ECCO (Effects of Climate Change on Organisms)
University of Maine
Brian McGill, School of Biology & Ecology, SSI
- Frank Drummond, School of Biology & Ecology
- Malcolm Hunter, Wildlife Ecology
- Shaleen Jain, Civil Engineering
- Brian Olsen, School of Biology & Ecology
- Laura Lindenfeld, Dept. of Communication & Journalism
- Tim Waring, School of Economics
- Bridie McGreavy, SSI Graduate Assistant, Dept. of Communication & Journalism
Species live in a limited area, often only a small fraction of the continent on which they are found, known as their geographic range. To oversimplify, the flora and fauna found at a particular location are then just the set of species whose geographic range overlaps that location. Thus geographic ranges play a strong role in determining our place-based sense of the natural world.

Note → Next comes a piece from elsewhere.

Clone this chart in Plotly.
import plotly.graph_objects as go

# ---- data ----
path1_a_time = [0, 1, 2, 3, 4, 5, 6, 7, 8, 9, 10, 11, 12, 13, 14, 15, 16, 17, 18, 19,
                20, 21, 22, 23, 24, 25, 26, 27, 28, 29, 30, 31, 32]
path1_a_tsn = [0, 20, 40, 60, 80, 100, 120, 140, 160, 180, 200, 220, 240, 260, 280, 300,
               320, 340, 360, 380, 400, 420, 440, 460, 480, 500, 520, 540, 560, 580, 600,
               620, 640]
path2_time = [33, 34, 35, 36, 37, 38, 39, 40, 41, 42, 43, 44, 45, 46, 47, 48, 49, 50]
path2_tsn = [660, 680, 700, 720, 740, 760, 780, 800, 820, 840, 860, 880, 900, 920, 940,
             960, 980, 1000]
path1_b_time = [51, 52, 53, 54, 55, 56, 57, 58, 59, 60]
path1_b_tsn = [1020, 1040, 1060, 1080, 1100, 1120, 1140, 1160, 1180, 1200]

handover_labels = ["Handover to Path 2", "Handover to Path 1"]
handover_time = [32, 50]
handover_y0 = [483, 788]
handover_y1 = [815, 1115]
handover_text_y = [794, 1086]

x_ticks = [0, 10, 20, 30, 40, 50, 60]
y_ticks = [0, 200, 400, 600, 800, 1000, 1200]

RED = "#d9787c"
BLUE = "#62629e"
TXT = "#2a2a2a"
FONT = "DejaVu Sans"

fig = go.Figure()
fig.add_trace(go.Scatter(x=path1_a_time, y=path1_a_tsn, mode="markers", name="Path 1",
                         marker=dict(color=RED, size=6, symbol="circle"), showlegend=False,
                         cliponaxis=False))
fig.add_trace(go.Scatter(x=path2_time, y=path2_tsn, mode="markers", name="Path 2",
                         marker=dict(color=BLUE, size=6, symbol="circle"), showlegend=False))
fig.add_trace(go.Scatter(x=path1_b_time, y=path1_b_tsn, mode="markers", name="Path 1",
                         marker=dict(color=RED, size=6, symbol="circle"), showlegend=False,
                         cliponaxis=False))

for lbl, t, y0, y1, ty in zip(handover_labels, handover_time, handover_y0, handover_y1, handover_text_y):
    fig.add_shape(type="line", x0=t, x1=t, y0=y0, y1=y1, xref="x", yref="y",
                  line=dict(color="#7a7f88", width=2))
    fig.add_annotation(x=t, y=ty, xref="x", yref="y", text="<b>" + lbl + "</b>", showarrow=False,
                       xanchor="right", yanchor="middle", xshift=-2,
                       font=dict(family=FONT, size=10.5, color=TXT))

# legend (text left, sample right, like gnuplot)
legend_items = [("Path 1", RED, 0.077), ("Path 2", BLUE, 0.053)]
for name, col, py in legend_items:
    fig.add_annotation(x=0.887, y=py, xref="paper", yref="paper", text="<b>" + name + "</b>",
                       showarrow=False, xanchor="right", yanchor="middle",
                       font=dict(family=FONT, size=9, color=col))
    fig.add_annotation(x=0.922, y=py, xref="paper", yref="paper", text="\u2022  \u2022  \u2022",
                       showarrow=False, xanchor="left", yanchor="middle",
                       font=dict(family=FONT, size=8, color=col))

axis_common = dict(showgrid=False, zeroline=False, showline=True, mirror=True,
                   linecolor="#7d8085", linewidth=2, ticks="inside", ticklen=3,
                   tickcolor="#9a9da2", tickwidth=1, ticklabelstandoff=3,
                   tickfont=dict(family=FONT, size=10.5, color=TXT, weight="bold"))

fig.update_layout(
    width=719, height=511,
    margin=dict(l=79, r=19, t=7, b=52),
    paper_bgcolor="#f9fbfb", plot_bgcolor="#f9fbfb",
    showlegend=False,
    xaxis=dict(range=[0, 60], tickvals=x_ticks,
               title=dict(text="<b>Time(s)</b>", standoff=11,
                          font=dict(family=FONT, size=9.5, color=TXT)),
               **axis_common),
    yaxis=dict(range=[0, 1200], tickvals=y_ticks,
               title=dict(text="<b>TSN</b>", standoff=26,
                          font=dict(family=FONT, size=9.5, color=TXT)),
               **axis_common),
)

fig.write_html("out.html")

Based on previous shifts in geographic ranges in response to climate change, we can anticipate major future shifts under global warming. For example, the average North American mammal range moved ~1300 km in response to the ~7C warming that occurred from roughly 20,000 until 10,000 years ago (Lyons 2003); similar responses were also observed for plants (Davis 1983; Williams et al. 2004). A simple linear extrapolation to the approximately 3.5C warming expected over the next 100 years, would suggest that mammals’ ranges could move an average of 1300/2=650 km just in the next 100 years. This has enormous consequences for managers of parks and lands that are often only a few 10’s of km on a side and for management of endangered species.
Similarly, over the next 100 years, crops are expected to show large movements, with the wheat-belt moving entirely into Canada (Ortiz et al. 2008)(Figure 1) and the optimal wine growing region now found in California moving to New England (White et al.006). Collectively, these issues have given a new societal importance to the basic science question of what determines species ranges.
Social-economic responses to climate change range from mitigation (attempting to reduce the amount of climate change) to adaptation (managing systems to minimize the impact of climate change). Increasingly the focus has turned to adaptation as it has become clear that international efforts to reduce CO2 output have not produced major results.
A variety of groups and institutions are increasingly beginning to address the challenges climate change presents to their institutions and responsibilities. Most federal agencies are mandated to develop action plans in response to climate change. Specifically, park managers and land managers are actively engaged in planning for climate change (Spittlehouse & Stewart 2003). Tourism officials are also exploring the impacts on their industry (Elsasser & Bürki 2002; Hall & Higham 2005). Agriculture is also likely to be profoundly impacted (Adams 1989; Rosenzweig & Parry 1994). Locally, many signature species in Maine are likely to be affected (Eubanks II ; Westing 1966; Ball et al. 1999) in part because Maine is a transition zone from deciduous to boreal forest and thus many species are at either the southern or northern edges of their ranges.